Puzli and I...and some more
The journey till this blog seems like a stroll down a quaint tree-lined, dewed-leaves strewn forest path where the wind blows a tad towards the rougher drift sometimes. There is a lot that we have learnt from each other; a million other little tidbits still remain.
Getting to know Puzli personally forced me to tear off the distantly contemplating mask donned by the field of mental health, and delve deep into the view from the other side of the fence. It forced me to experience the experience of mental illness. I reviewed my perceptions, reviewed the knowledge I had acquired. My process of learning using this two-way perspective has been astonishingly dynamic and continues to be increasingly enriching as the pieces of the puzzles slowly seem to fall in place.

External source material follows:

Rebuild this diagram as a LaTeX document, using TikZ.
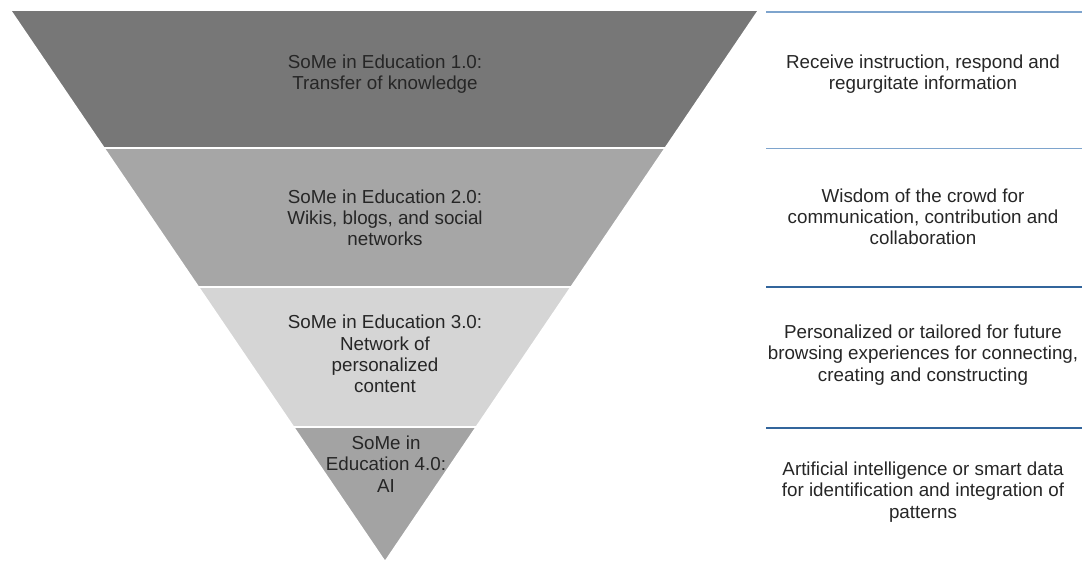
\documentclass[tikz,border=0pt]{standalone}
\usepackage{fontspec}
\setmainfont{Liberation Sans}
\definecolor{bandA}{HTML}{777777}
\definecolor{bandB}{HTML}{A6A6A6}
\definecolor{bandC}{HTML}{D5D5D5}
\definecolor{bandD}{HTML}{A3A3A3}
\definecolor{txt}{HTML}{262626}
\definecolor{lineLight}{HTML}{7EA4CD}
\definecolor{lineDark}{HTML}{32659C}
\begin{document}
\begin{tikzpicture}[x=0.75pt,y=-0.75pt,
  band/.style={draw=white,line width=1.4pt,line join=miter},
  lbl/.style={align=center,text=txt,inner sep=0pt,font=\fontsize{14.1pt}{15.9pt}\selectfont},
  sep/.style={line width=1.2pt}]
\useasboundingbox (0,0) rectangle (1082,563);
% bands
\path[band,fill=bandA] (10,10) -- (759,10) -- (665.5,148) -- (103.75,148) -- cycle;
\path[band,fill=bandB] (103.75,148) -- (665.5,148) -- (571.3,287) -- (198.2,287) -- cycle;
\path[band,fill=bandC] (198.2,287) -- (571.3,287) -- (476.5,427) -- (293.3,427) -- cycle;
\path[band,fill=bandD] (293.3,427) -- (476.5,427) -- (385,562) -- cycle;
% band labels
\node[lbl] (t1) at (385,74) {SoMe in Education 1.0:\\Transfer of knowledge};
\node[lbl] (t2) at (385,218) {SoMe in Education 2.0:\\Wikis, blogs, and social\\networks};
\node[lbl] (t3) at (385,354) {SoMe in Education 3.0:\\Network of\\personalized\\content};
\node[lbl] (t4) at (386,464) {SoMe in\\Education 4.0:\\AI};
% separators
\coordinate (s1a) at (766,12); \coordinate (s1b) at (1082,12);
\coordinate (s2a) at (766,148.7); \coordinate (s2b) at (1082,148.7);
\coordinate (s3a) at (766,287); \coordinate (s3b) at (1082,287);
\coordinate (s4a) at (766,428); \coordinate (s4b) at (1082,428);
\draw[sep,lineLight] (s1a) -- (s1b);
\draw[sep,lineLight] (s2a) -- (s2b);
\draw[sep,lineDark] (s3a) -- (s3b);
\draw[sep,lineDark] (s4a) -- (s4b);
% right labels
\node[lbl] (r1) at (923,74) {Receive instruction, respond and\\regurgitate information};
\node[lbl] (r2) at (923,217) {Wisdom of the crowd for\\communication, contribution and\\collaboration};
\node[lbl] (r3) at (923,355) {Personalized or tailored for future\\browsing experiences for connecting,\\creating and constructing};
\node[lbl] (r4) at (923,492) {Artificial intelligence or smart data\\for identification and integration of\\patterns};
\end{tikzpicture}
\end{document}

As I continue to revise and hone my basic conceptions of mental health, I thought it was finally time that I responded to Puzli's questions raised in this blog.
- I start from the blog titled A new hope (for everyone). Puzli had raised a question about the age of onset of schizophrenia, and what could be constituted as early-onset schizophrenia. The usual notion shared among many health professionals (and I was one of them) was that for schizophrenia, onset in the early or mid-teens would be considered as early onset. But as it turns out, a very early onset would be somewhere below 8-10 years of age. I believe there are quite few cases of florid psychosis with onset that early. You can read a true life example here. An early onset case would develop into full-blown psychosis in early-to-mid teens. The usual trend is for fragmentary occurrences of hallucinations and delusions in early teens and a gradual build-up of these unnatural experiences to florid psychosis by late teenage or early adulthood. This latter experience, which Puzli also went through, would come in the gray area, and most mental health professionals would hesitate to term it has truly early onset.
- In Confronting confrontations , Puzli spoke about the stigma towards people with mental health problems from mental health professionals. I contend that a strong stigma does exist against psychiatric patients. And ironically, people who treat the patients themselves (?un)wittingly stigmatize. I can see some of the reason for this. Psychiatrists and psychologists mostly see psychiatric patients who are at the peak of their episodes of mental illness. Continually facing these patients as a necessary demand of our work sometimes makes us bleak about the possibility of recovery from mental illness. And therefore the skeptical raise of the eyebrow when we come across a patient with a severe disorder like schizophrenia in full remission. Am I trying to justify the attitude? Nah. Merely thinking of reasons for the behaviour. Fine it exists. But do we make peace with the fact that just because you are in contact with severely disturbed individuals, you adopt this cynical attitude to the possibility of a cure, and twirl your holier-than-thou lip upward while you pat yourself on your back for having acquired your 'coveted' degree in mental health? Nah. Because you are trained to understand the symptoms of the person you are treating without passing a personal judgement on him/her. Trained to separate the person from the illness. More on the stigma in a later post.